§ Exercise aim:
Omit every picture, and retype the lines that run from the beginning of the data below through the line containing "const maxVal = Math.max(...rows.flat());", inclusive.

===

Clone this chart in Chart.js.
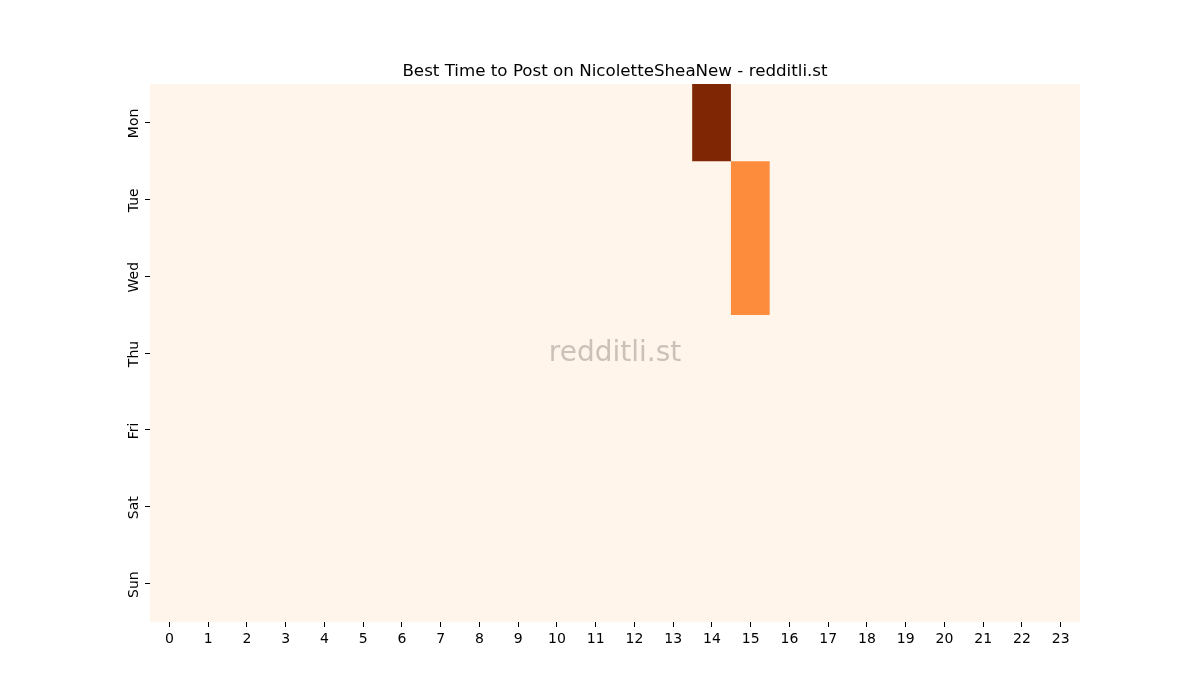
<!DOCTYPE html>
<html>
<head>
<meta charset="utf-8">
<script src="https://cdn.jsdelivr.net/npm/chart.js@4.4.1/dist/chart.umd.min.js"></script>
<style>
  html, body { margin: 0; padding: 0; background: #fff; }
  #wrap { width: 1200px; height: 700px; }
</style>
</head>
<body>
<div id="wrap"><canvas id="heat"></canvas></div>
<script>
// rivit = viikonpäivät, sarakkeet = tunnit
const days = ['Mon', 'Tue', 'Wed', 'Thu', 'Fri', 'Sat', 'Sun'];
const hours = ['0','1','2','3','4','5','6','7','8','9','10','11','12','13','14','15','16','17','18','19','20','21','22','23'];

const monValues = [0,0,0,0,0,0,0,0,0,0,0,0,0,0,2,0,0,0,0,0,0,0,0,0];
const tueValues = [0,0,0,0,0,0,0,0,0,0,0,0,0,0,0,1,0,0,0,0,0,0,0,0];
const wedValues = [0,0,0,0,0,0,0,0,0,0,0,0,0,0,0,1,0,0,0,0,0,0,0,0];
const thuValues = [0,0,0,0,0,0,0,0,0,0,0,0,0,0,0,0,0,0,0,0,0,0,0,0];
const friValues = [0,0,0,0,0,0,0,0,0,0,0,0,0,0,0,0,0,0,0,0,0,0,0,0];
const satValues = [0,0,0,0,0,0,0,0,0,0,0,0,0,0,0,0,0,0,0,0,0,0,0,0];
const sunValues = [0,0,0,0,0,0,0,0,0,0,0,0,0,0,0,0,0,0,0,0,0,0,0,0];

const rows = [monValues, tueValues, wedValues, thuValues, friValues, satValues, sunValues];

// matplotlibin "Oranges" väriskaala
const oranges = ['#fff5eb','#fee6ce','#fdd0a2','#fdae6b','#fd8d3c','#f16913','#d94801','#a63603','#7f2704'];
const maxVal = Math.max(...rows.flat());

function hexToRgb(h) {
  return [parseInt(h.slice(1,3),16), parseInt(h.slice(3,5),16), parseInt(h.slice(5,7),16)];
}
function colorFor(v) {
  const t = maxVal > 0 ? v / maxVal : 0;
  const pos = t * (oranges.length - 1);
  const i = Math.min(Math.floor(pos), oranges.length - 2);
  const f = pos - i;
  const a = hexToRgb(oranges[i]), b = hexToRgb(oranges[i + 1]);
  const c = a.map((x, k) => Math.round(x + (b[k] - x) * f));
  return `rgb(${c[0]},${c[1]},${c[2]})`;
}

const FONT = "'DejaVu Sans', sans-serif";

const datasets = rows.map((vals, r) => ({
  label: days[r],
  data: vals.map(() => [r, r + 1]),
  backgroundColor: vals.map(colorFor),
  borderWidth: 0,
  borderSkipped: false,
  grouped: false,
  barPercentage: 1,
  categoryPercentage: 1
}));

// taustaväri + päivien nimet pystyyn + vesileima
const heatPlugin = {
  id: 'heatExtras',
  beforeDatasetsDraw(chart) {
    const { ctx, chartArea: a } = chart;
    ctx.save();
    ctx.fillStyle = colorFor(0);
    ctx.fillRect(a.left, a.top, a.right - a.left, a.bottom - a.top);
    ctx.restore();
  },
  afterDraw(chart) {
    const { ctx, chartArea: a } = chart;
    const y = chart.scales.y;
    ctx.save();
    ctx.fillStyle = '#000';
    ctx.font = `14px ${FONT}`;
    ctx.textAlign = 'center';
    ctx.textBaseline = 'alphabetic';
    days.forEach((d, i) => {
      const py = y.getPixelForValue(i + 0.5) + 1;
      ctx.save();
      ctx.translate(a.left - 12, py);
      ctx.rotate(-Math.PI / 2);
      ctx.fillText(d, 0, 0);
      ctx.restore();
    });
    ctx.font = `28px ${FONT}`;
    ctx.fillStyle = 'rgba(140,130,125,0.45)';
    ctx.textBaseline = 'middle';
    ctx.fillText('redditli.st', (a.left + a.right) / 2, (a.top + a.bottom) / 2 + 1);
    ctx.restore();
  }
};

new Chart(document.getElementById('heat'), {
  type: 'bar',
  data: { labels: hours, datasets: datasets },
  plugins: [heatPlugin],
  options: {
    responsive: true,
    maintainAspectRatio: false,
    animation: false,
    layout: { padding: { top: 63, right: 120, bottom: 0, left: 150 } },
    plugins: {
      legend: { display: false },
      tooltip: { enabled: false },
      title: {
        display: true,
        text: 'Best Time to Post on NicoletteSheaNew - redditli.st',
        color: '#000',
        font: { family: FONT, size: 16.7, weight: 'normal', lineHeight: 1 },
        padding: { top: 0, bottom: 4.3 }
      }
    },
    scales: {
      x: {
        type: 'category',
        offset: true,
        border: { display: false },
        grid: { offset: false, drawOnChartArea: false, drawTicks: true, tickLength: 5, color: '#000' },
        ticks: { color: '#000', font: { family: FONT, size: 14 }, padding: 4, maxRotation: 0, autoSkip: false },
        afterFit(s) { s.height = 78; }
      },
      y: {
        type: 'linear',
        min: 0,
        max: 7,
        reverse: true,
        border: { display: false },
        grid: { drawOnChartArea: false, drawTicks: true, tickLength: 5, color: '#000' },
        ticks: { display: false },
        afterBuildTicks(s) { s.ticks = days.map((d, i) => ({ value: i + 0.5 })); },
        afterFit(s) { s.width = 0; }
      }
    }
  }
});
</script>
</body>
</html>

===

§ Answer to this problem:
Clone this chart in Chart.js.
<!DOCTYPE html>
<html>
<head>
<meta charset="utf-8">
<script src="https://cdn.jsdelivr.net/npm/chart.js@4.4.1/dist/chart.umd.min.js"></script>
<style>
  html, body { margin: 0; padding: 0; background: #fff; }
  #wrap { width: 1200px; height: 700px; }
</style>
</head>
<body>
<div id="wrap"><canvas id="heat"></canvas></div>
<script>
// rivit = viikonpäivät, sarakkeet = tunnit
const days = ['Mon', 'Tue', 'Wed', 'Thu', 'Fri', 'Sat', 'Sun'];
const hours = ['0','1','2','3','4','5','6','7','8','9','10','11','12','13','14','15','16','17','18','19','20','21','22','23'];

const monValues = [0,0,0,0,0,0,0,0,0,0,0,0,0,0,2,0,0,0,0,0,0,0,0,0];
const tueValues = [0,0,0,0,0,0,0,0,0,0,0,0,0,0,0,1,0,0,0,0,0,0,0,0];
const wedValues = [0,0,0,0,0,0,0,0,0,0,0,0,0,0,0,1,0,0,0,0,0,0,0,0];
const thuValues = [0,0,0,0,0,0,0,0,0,0,0,0,0,0,0,0,0,0,0,0,0,0,0,0];
const friValues = [0,0,0,0,0,0,0,0,0,0,0,0,0,0,0,0,0,0,0,0,0,0,0,0];
const satValues = [0,0,0,0,0,0,0,0,0,0,0,0,0,0,0,0,0,0,0,0,0,0,0,0];
const sunValues = [0,0,0,0,0,0,0,0,0,0,0,0,0,0,0,0,0,0,0,0,0,0,0,0];

const rows = [monValues, tueValues, wedValues, thuValues, friValues, satValues, sunValues];

// matplotlibin "Oranges" väriskaala
const oranges = ['#fff5eb','#fee6ce','#fdd0a2','#fdae6b','#fd8d3c','#f16913','#d94801','#a63603','#7f2704'];
const maxVal = Math.max(...rows.flat());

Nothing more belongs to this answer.